At the end of the story, the girl proves herself again by straddling the largest whale; Koro declares her the leader. The main characters of the film are Pai, her grandfather, his wife, Nanny Flowers, Pai’s father, Porourangi, and her uncle, Rawiri. Nanny’s role is to support the girl in achieving her goal while negotiating with her grandfather. Porourangi’s aim is to reveal that the girl is dedicated to being with her people and improving their lives when she offers her to leave with him. Rawiri is significant as he teaches Pai to use ancient warrior techniques. Koro’s role is to motivate the girl to show her leadership capacities.
It is possible to outline several significant themes of the story. The confrontation between tradition and modernity is one of them. Maori people adhere to traditions that are outdated and should be revised because they cause irrational opinions, such as that only men can be leaders. Another major theme is love; Nanny’s love for Pai allows her to believe in the girl and be supportive of her, and Koro’s love for his people inspires him to find the best leader for the tribe.
Issues and Conflicts
Pai’s grandfather initially rejected her because he was angry at the death of his grandson and thought that the girl is “useless” as she could not become the leader (Whale Rider). The conflict between these characters is the main one of the story. Pai’s father, Porourangi, left because he did not want to become the chief as grief had distanced him from the tribe both physically and emotionally.
On the contrary, Koro’s expectations of his son were that Porourangi would become his successor, which caused a conflict and led to Pai’s father leaving. Pai’s uncle lived a modern lifestyle as opposed to the traditional one; he attended parties, watched television, and was interested in hip-hop. At the same time, he is as skilled as Porourangi but cannot become a leader because he is not the oldest son. His history and life reflect that traditions of the tribe are outdated; Rawiri represents the transition of old traditional New Zealand to the modern country.
Changes in Characters
Of all the characters in the film, Koro changes the most. In the beginning, he is stubborn and refuses to see Pai as the future chief. He ignores the fact that she is more skillful than other boys in the tribe and is blinded by his duty to choose a male leader. However, his attitude changes towards the end of the film as he realizes that Pai is the new leader while she is riding the whale into the sea. Koro’s facial expression shows that he is ready to accept his granddaughter and change his stereotypical opinion. Pai’s character changes too as she transforms from an outcast to the new leader of the tribe. Other characters remain stable as they have an important role in enforcing changes in others.
Rituals and Ceremonies
Two rituals and ceremonies are a taiaha tournament and the task of recovering a whale tooth. Koro believes that training the boys in these ceremonies will prepare them for their role as a leader and reveal their strengths. These rituals and ceremonies are very important to Pai’s grandfather because, with their help, he hopes to identify the next leader through teaching warrior techniques and tribal lore.

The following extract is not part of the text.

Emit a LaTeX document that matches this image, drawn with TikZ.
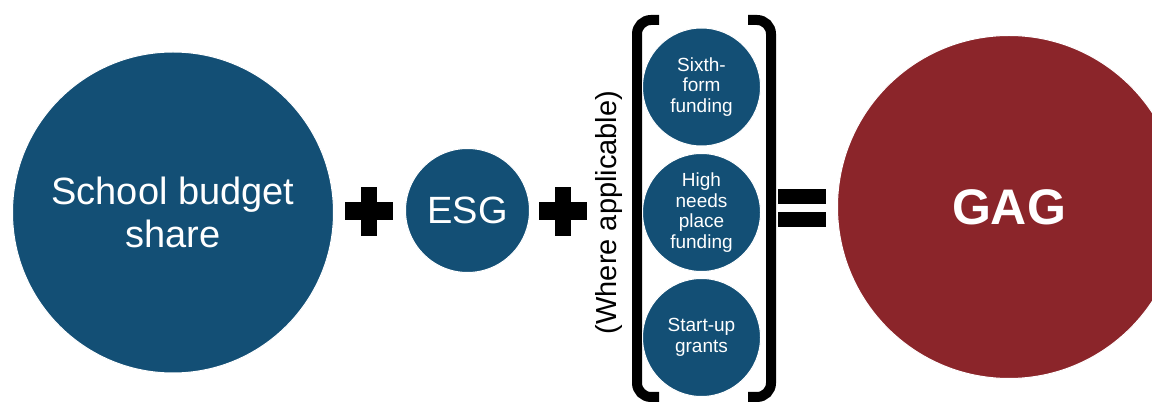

One of the main symbolic scenes in the film is the one where the big whale strands itself onto the shore. To Maori people, it is the spiritual warning and the sign that they should return the animal into the sea. When Pai swims out to the whale and coaxes it, her destiny of being the leader becomes evident. Another symbolic scene is where Koro breaks the rope, symbolizing his power. However, Pai manages to start the engine without his help, which shows that she is also powerful and strong.
How Conflicts Were Resolved
The main conflicts of the film are between Pai and her grandfather, as well as Koro and Porourangi when the man refuses to become the chief and leaves. The first conflict is only resolved when the Koro sees the evidence that the girl is ready to become the leader when she manages to return the whale into the sea. The second conflict can be considered resolved when Porourangi returns to Whangara and celebrates Pai’s status as a chief.
My overall reaction to the film is positive as it allowed me to learn about Maori traditions and culture, as well as aspects associated with them. It is possible to say that the movie is related to current issues around culture as, sometimes, adhering to traditions may lead to difficulties. For example, some populations believe that women should have fewer rights than men and follow their conventional role. The movie shows that traditions should be respected but the modern approach may also be important.
Whale Rider. Directed by Niki Caro, South Pacific Pictures, 2002.